-- The task --
Repeat the listing word for word. No pictures belong in the copy.

-- Collected data --

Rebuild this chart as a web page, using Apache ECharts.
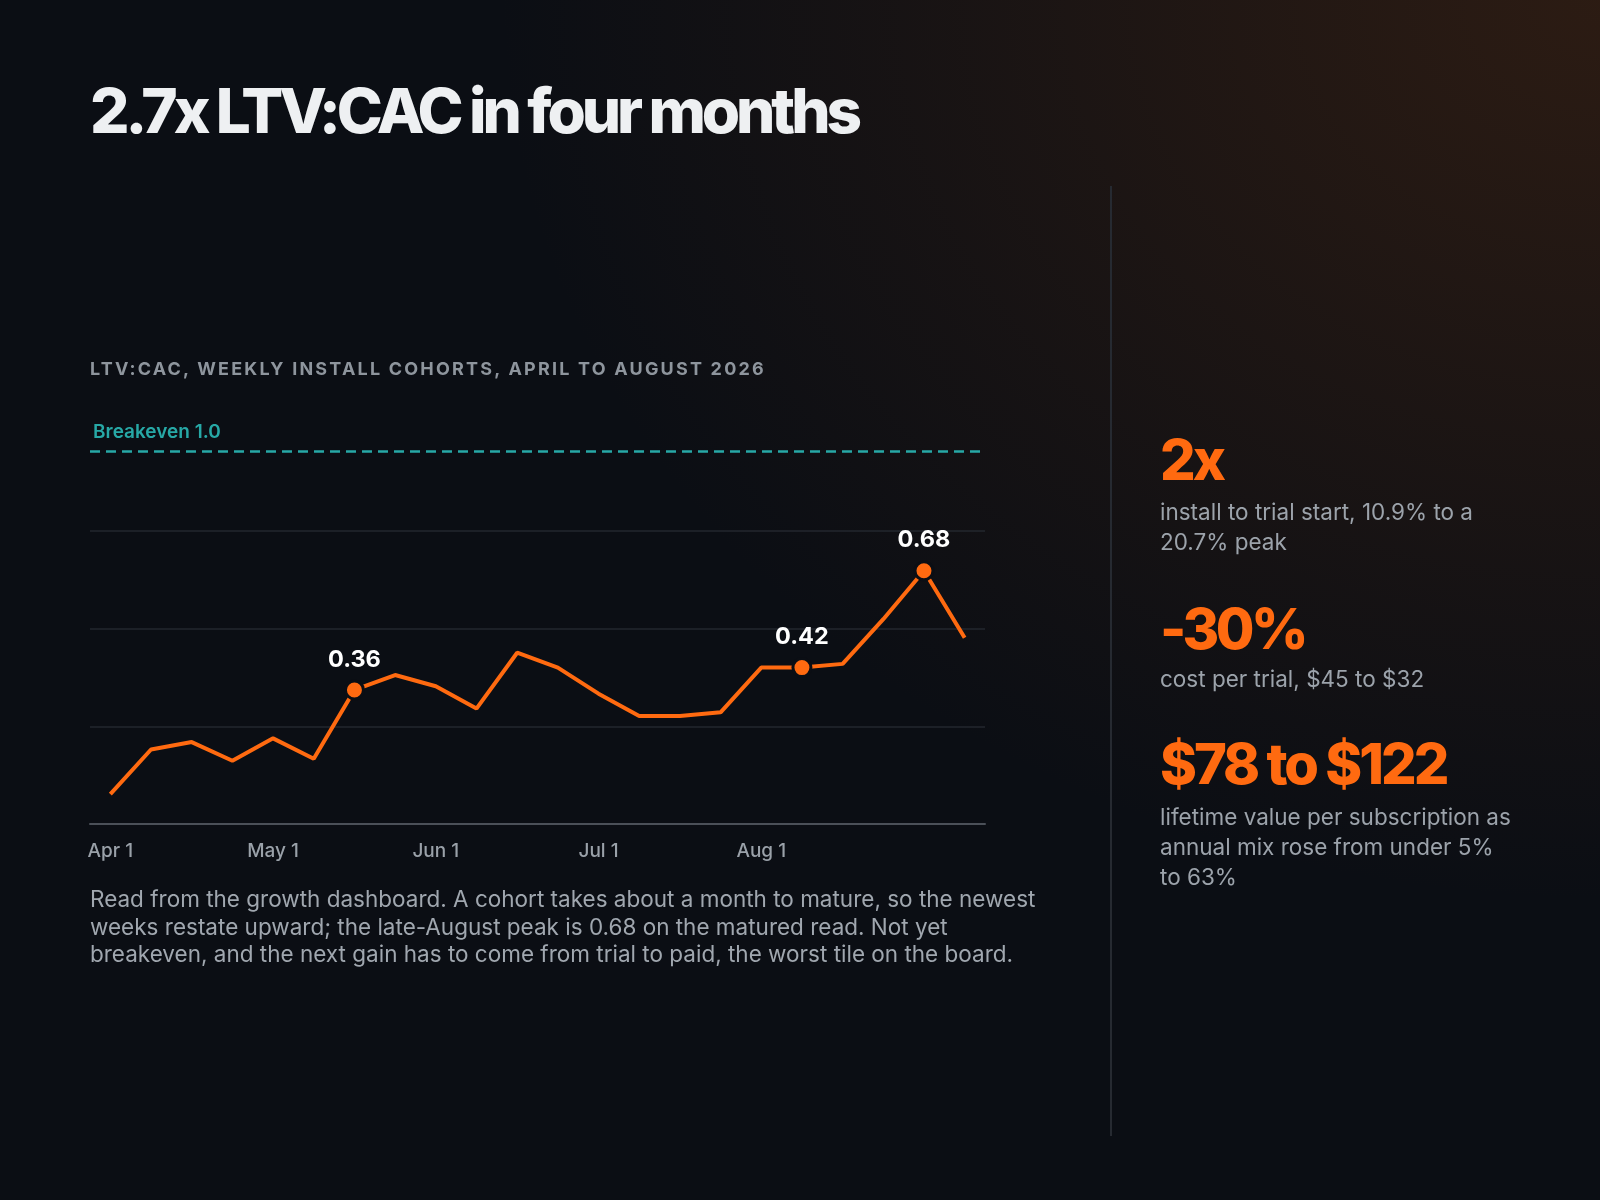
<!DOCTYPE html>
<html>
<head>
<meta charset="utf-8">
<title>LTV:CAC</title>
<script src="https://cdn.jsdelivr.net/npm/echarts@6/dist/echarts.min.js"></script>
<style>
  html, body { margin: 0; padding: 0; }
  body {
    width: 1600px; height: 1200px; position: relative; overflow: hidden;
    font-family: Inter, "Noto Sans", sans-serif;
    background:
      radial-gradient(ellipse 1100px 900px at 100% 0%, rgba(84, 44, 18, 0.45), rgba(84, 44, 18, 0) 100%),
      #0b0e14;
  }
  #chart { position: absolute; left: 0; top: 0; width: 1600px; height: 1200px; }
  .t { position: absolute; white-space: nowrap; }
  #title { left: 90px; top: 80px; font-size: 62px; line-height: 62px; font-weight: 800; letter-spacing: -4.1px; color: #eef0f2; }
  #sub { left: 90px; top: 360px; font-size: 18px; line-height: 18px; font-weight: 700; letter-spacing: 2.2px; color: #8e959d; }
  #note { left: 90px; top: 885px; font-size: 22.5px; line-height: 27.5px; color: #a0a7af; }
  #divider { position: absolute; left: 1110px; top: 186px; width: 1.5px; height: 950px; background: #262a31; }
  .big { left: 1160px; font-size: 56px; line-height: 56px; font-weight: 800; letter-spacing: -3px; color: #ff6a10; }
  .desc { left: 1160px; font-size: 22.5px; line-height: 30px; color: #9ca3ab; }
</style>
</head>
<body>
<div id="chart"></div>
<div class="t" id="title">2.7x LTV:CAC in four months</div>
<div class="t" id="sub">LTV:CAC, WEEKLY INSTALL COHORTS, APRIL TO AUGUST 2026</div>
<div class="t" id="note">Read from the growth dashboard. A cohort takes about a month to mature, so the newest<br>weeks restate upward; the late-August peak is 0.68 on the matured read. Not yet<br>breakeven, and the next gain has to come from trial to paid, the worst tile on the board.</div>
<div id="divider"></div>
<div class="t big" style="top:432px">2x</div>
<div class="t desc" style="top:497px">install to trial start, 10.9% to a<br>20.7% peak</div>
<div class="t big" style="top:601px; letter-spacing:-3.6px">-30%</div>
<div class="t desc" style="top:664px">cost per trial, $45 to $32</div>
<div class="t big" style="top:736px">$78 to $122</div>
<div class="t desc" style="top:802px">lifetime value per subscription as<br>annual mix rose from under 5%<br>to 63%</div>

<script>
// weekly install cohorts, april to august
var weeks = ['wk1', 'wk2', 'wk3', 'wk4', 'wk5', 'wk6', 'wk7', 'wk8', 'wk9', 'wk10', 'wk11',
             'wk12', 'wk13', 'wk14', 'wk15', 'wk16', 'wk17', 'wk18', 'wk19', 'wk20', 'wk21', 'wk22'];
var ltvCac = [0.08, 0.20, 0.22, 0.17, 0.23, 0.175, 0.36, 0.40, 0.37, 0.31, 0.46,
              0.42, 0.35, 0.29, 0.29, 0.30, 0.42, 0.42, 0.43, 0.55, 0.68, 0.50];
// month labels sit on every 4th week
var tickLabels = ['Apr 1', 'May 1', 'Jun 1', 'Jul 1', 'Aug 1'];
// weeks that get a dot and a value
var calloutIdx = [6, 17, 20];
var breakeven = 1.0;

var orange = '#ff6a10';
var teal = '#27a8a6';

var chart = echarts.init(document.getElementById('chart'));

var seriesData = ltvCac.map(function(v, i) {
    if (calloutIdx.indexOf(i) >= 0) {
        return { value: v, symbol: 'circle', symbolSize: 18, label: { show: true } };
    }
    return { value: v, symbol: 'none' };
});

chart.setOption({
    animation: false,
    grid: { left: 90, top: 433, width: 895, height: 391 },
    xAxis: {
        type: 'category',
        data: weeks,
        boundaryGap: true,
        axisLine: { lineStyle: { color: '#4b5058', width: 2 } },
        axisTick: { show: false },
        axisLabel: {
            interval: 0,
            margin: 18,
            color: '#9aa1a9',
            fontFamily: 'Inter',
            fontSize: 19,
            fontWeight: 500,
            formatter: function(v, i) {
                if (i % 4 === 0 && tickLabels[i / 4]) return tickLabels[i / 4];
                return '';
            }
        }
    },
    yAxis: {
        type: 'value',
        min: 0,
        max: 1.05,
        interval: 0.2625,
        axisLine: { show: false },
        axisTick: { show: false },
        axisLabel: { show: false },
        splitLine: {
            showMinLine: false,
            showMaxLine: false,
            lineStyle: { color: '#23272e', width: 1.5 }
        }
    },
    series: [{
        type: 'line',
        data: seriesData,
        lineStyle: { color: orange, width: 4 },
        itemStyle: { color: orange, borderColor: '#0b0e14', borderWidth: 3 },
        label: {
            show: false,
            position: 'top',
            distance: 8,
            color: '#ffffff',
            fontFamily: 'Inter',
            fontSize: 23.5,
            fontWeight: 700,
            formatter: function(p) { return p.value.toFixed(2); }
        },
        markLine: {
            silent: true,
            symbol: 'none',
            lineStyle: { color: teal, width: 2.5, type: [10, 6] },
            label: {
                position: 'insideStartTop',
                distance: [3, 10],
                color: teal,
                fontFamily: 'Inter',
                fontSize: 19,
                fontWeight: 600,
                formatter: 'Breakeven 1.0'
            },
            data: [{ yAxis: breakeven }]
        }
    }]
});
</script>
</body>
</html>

-- Exercise solution --
Rebuild this chart as a web page, using Apache ECharts.
<!DOCTYPE html>
<html>
<head>
<meta charset="utf-8">
<title>LTV:CAC</title>
<script src="https://cdn.jsdelivr.net/npm/echarts@6/dist/echarts.min.js"></script>
<style>
  html, body { margin: 0; padding: 0; }
  body {
    width: 1600px; height: 1200px; position: relative; overflow: hidden;
    font-family: Inter, "Noto Sans", sans-serif;
    background:
      radial-gradient(ellipse 1100px 900px at 100% 0%, rgba(84, 44, 18, 0.45), rgba(84, 44, 18, 0) 100%),
      #0b0e14;
  }
  #chart { position: absolute; left: 0; top: 0; width: 1600px; height: 1200px; }
  .t { position: absolute; white-space: nowrap; }
  #title { left: 90px; top: 80px; font-size: 62px; line-height: 62px; font-weight: 800; letter-spacing: -4.1px; color: #eef0f2; }
  #sub { left: 90px; top: 360px; font-size: 18px; line-height: 18px; font-weight: 700; letter-spacing: 2.2px; color: #8e959d; }
  #note { left: 90px; top: 885px; font-size: 22.5px; line-height: 27.5px; color: #a0a7af; }
  #divider { position: absolute; left: 1110px; top: 186px; width: 1.5px; height: 950px; background: #262a31; }
  .big { left: 1160px; font-size: 56px; line-height: 56px; font-weight: 800; letter-spacing: -3px; color: #ff6a10; }
  .desc { left: 1160px; font-size: 22.5px; line-height: 30px; color: #9ca3ab; }
</style>
</head>
<body>
<div id="chart"></div>
<div class="t" id="title">2.7x LTV:CAC in four months</div>
<div class="t" id="sub">LTV:CAC, WEEKLY INSTALL COHORTS, APRIL TO AUGUST 2026</div>
<div class="t" id="note">Read from the growth dashboard. A cohort takes about a month to mature, so the newest<br>weeks restate upward; the late-August peak is 0.68 on the matured read. Not yet<br>breakeven, and the next gain has to come from trial to paid, the worst tile on the board.</div>
<div id="divider"></div>
<div class="t big" style="top:432px">2x</div>
<div class="t desc" style="top:497px">install to trial start, 10.9% to a<br>20.7% peak</div>
<div class="t big" style="top:601px; letter-spacing:-3.6px">-30%</div>
<div class="t desc" style="top:664px">cost per trial, $45 to $32</div>
<div class="t big" style="top:736px">$78 to $122</div>
<div class="t desc" style="top:802px">lifetime value per subscription as<br>annual mix rose from under 5%<br>to 63%</div>

<script>
// weekly install cohorts, april to august
var weeks = ['wk1', 'wk2', 'wk3', 'wk4', 'wk5', 'wk6', 'wk7', 'wk8', 'wk9', 'wk10', 'wk11',
             'wk12', 'wk13', 'wk14', 'wk15', 'wk16', 'wk17', 'wk18', 'wk19', 'wk20', 'wk21', 'wk22'];
var ltvCac = [0.08, 0.20, 0.22, 0.17, 0.23, 0.175, 0.36, 0.40, 0.37, 0.31, 0.46,
              0.42, 0.35, 0.29, 0.29, 0.30, 0.42, 0.42, 0.43, 0.55, 0.68, 0.50];
// month labels sit on every 4th week
var tickLabels = ['Apr 1', 'May 1', 'Jun 1', 'Jul 1', 'Aug 1'];
// weeks that get a dot and a value
var calloutIdx = [6, 17, 20];
var breakeven = 1.0;

var orange = '#ff6a10';
var teal = '#27a8a6';

var chart = echarts.init(document.getElementById('chart'));

var seriesData = ltvCac.map(function(v, i) {
    if (calloutIdx.indexOf(i) >= 0) {
        return { value: v, symbol: 'circle', symbolSize: 18, label: { show: true } };
    }
    return { value: v, symbol: 'none' };
});

chart.setOption({
    animation: false,
    grid: { left: 90, top: 433, width: 895, height: 391 },
    xAxis: {
        type: 'category',
        data: weeks,
        boundaryGap: true,
        axisLine: { lineStyle: { color: '#4b5058', width: 2 } },
        axisTick: { show: false },
        axisLabel: {
            interval: 0,
            margin: 18,
            color: '#9aa1a9',
            fontFamily: 'Inter',
            fontSize: 19,
            fontWeight: 500,
            formatter: function(v, i) {
                if (i % 4 === 0 && tickLabels[i / 4]) return tickLabels[i / 4];
                return '';
            }
        }
    },
    yAxis: {
        type: 'value',
        min: 0,
        max: 1.05,
        interval: 0.2625,
        axisLine: { show: false },
        axisTick: { show: false },
        axisLabel: { show: false },
        splitLine: {
            showMinLine: false,
            showMaxLine: false,
            lineStyle: { color: '#23272e', width: 1.5 }
        }
    },
    series: [{
        type: 'line',
        data: seriesData,
        lineStyle: { color: orange, width: 4 },
        itemStyle: { color: orange, borderColor: '#0b0e14', borderWidth: 3 },
        label: {
            show: false,
            position: 'top',
            distance: 8,
            color: '#ffffff',
            fontFamily: 'Inter',
            fontSize: 23.5,
            fontWeight: 700,
            formatter: function(p) { return p.value.toFixed(2); }
        },
        markLine: {
            silent: true,
            symbol: 'none',
            lineStyle: { color: teal, width: 2.5, type: [10, 6] },
            label: {
                position: 'insideStartTop',
                distance: [3, 10],
                color: teal,
                fontFamily: 'Inter',
                fontSize: 19,
                fontWeight: 600,
                formatter: 'Breakeven 1.0'
            },
            data: [{ yAxis: breakeven }]
        }
    }]
});
</script>
</body>
</html>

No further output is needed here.